Women were (and are) the frequent transmitters of anonymous and communal oral tales. And I was struck by the way in which the workshop was framed by papers that addressed the dialectic of female authorship and anonymity. Simon Gaunt (French, KCL) began the workshop with a paper entitled ‘What’s in a Name’, critically reviewing how modern scholars have been lured into searching for Marie de France’s authorial identity. In a famous essay, Sandra Gilbert and Susan Gubar revised Harold Bloom’s ‘Anxiety of Influence’ (that Oedipal battle between men keen to displace the authorial ‘father’) and came up with the ‘Anxiety of Authorship’, the anxiety of women who dared enter the masculine literary terrain and aspire to be ‘authors’. Whatever anxiety Marie de France may have experienced, it seems that her modern readers have been motivated by anxiety over her anonymity.

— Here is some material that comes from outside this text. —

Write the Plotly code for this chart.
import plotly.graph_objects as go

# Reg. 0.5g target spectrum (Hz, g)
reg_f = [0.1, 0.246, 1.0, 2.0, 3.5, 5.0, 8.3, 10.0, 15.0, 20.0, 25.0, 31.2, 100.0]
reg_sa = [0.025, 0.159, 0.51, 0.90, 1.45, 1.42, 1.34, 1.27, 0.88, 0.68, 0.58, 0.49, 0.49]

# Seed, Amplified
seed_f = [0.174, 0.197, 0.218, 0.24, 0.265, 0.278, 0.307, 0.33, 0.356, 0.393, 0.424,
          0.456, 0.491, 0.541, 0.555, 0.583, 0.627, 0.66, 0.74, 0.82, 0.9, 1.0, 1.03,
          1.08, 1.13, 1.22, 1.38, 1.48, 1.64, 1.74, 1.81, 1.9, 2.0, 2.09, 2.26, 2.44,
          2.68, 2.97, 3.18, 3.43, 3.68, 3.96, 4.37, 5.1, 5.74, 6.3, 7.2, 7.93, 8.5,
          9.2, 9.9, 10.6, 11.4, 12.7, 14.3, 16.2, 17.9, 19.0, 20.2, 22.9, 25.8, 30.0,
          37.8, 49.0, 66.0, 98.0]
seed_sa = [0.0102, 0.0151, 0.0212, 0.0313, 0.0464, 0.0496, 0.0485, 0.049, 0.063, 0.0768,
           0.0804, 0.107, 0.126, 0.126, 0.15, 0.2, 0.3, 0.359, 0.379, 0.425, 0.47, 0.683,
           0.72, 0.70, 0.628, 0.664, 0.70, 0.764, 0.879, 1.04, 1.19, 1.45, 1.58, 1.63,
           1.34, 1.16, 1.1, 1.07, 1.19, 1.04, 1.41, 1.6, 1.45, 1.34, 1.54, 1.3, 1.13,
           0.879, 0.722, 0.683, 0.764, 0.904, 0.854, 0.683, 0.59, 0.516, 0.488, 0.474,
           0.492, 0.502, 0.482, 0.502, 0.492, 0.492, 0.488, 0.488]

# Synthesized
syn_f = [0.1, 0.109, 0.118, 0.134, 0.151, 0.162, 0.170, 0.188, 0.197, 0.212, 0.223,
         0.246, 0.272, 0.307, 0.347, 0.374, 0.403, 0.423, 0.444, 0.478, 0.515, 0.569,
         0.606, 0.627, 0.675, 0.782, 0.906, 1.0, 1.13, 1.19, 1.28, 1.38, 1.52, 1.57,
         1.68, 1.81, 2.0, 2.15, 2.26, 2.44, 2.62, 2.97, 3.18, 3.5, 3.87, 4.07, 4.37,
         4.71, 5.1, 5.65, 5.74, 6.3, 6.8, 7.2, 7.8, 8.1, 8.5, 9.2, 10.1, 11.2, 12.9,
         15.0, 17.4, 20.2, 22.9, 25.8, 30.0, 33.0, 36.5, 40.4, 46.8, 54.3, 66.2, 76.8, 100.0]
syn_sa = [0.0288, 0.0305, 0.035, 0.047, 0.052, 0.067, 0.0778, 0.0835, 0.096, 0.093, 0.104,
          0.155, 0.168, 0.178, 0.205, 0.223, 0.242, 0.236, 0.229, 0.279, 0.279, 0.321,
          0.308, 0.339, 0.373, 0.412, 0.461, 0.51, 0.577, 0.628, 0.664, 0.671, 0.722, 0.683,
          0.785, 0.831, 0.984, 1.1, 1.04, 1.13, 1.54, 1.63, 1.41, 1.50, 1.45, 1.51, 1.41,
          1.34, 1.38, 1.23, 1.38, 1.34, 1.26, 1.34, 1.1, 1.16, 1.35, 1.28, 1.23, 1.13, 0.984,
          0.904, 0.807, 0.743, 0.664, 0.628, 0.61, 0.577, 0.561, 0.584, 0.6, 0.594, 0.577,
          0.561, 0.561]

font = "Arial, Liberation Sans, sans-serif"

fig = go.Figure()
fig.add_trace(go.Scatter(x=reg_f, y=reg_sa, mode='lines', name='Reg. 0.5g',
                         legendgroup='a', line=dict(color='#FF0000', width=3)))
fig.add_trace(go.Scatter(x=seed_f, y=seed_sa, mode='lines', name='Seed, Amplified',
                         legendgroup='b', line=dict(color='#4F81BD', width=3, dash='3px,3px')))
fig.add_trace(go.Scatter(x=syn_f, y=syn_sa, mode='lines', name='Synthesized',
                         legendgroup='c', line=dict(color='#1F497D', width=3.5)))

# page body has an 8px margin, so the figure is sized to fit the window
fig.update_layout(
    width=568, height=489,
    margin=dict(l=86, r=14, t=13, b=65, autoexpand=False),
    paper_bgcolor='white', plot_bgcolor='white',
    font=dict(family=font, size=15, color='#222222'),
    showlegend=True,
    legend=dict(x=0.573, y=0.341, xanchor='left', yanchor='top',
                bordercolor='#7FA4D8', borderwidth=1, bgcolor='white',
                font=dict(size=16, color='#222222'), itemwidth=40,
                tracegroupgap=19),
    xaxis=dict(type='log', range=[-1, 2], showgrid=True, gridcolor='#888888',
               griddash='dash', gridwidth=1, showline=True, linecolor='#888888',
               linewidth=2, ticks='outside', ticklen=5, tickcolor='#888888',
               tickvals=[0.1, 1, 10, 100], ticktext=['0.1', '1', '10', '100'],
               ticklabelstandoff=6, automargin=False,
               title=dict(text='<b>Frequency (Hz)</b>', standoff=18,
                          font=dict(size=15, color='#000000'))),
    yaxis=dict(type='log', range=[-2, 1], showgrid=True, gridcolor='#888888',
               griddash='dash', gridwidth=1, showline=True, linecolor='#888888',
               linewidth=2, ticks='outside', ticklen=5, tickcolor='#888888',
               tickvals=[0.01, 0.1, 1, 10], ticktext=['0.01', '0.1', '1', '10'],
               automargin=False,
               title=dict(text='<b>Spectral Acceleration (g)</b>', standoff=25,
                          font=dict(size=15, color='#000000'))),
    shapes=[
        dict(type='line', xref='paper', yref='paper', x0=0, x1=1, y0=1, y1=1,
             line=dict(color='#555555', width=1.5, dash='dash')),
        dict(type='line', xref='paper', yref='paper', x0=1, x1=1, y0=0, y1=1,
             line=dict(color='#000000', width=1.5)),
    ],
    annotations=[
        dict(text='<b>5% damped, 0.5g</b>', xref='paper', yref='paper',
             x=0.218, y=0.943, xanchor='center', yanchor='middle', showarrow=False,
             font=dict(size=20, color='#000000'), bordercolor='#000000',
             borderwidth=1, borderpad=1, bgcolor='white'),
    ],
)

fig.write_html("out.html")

Towards the end of the workshop, Clare Lees and Josh Davies (English, KCL) co-presented a paper that brought Old English anonymity into dialogue with Virginia’s Woolf’s 1940 essay, ‘Anon’. ‘Anon’, wrote Woolf, ‘is sometimes man; sometimes woman’. And she went on to describe anonymity in terms that resonated with much of the earlier workshop discussions:
Anonymity was a great possession. It gave the early writing an impersonality, a generality. It gave us the ballads; it gave us the songs. It allowed us to know nothing of the writer: and so to concentrate on upon his song. Anon had great privileges. He was not responsible. He was not self conscious. He is not self conscious. He can borrow. He can repeat. He can say what everyone feels. No one tries to stamp his own name, to discover his own experience, in his work. He keeps at a distance from the present moment. […] He used the outsider’s privilege to mock the solemn, to comment upon the established.
I would qualify the idea that Anon ‘keeps at a distance from the present moment’: anonymous songs and ballads are inhabited by those who recite them, and anonymity (as Woolf herself declared) allows us to ‘concentrate on his song’. However, this quibble does not detract from her fundamental insight, summarised by Andrew James Johnston: ‘anonymity does not preclude subjectivity’. After this workshop, finding the agency of words uttered by deliberately or accidentally nameless speakers, writers, listeners and readers—as well as (of course) the agency of nameless mediators, scribes, minstrels, copy-editors, editors, printers—is now firmly on the agenda.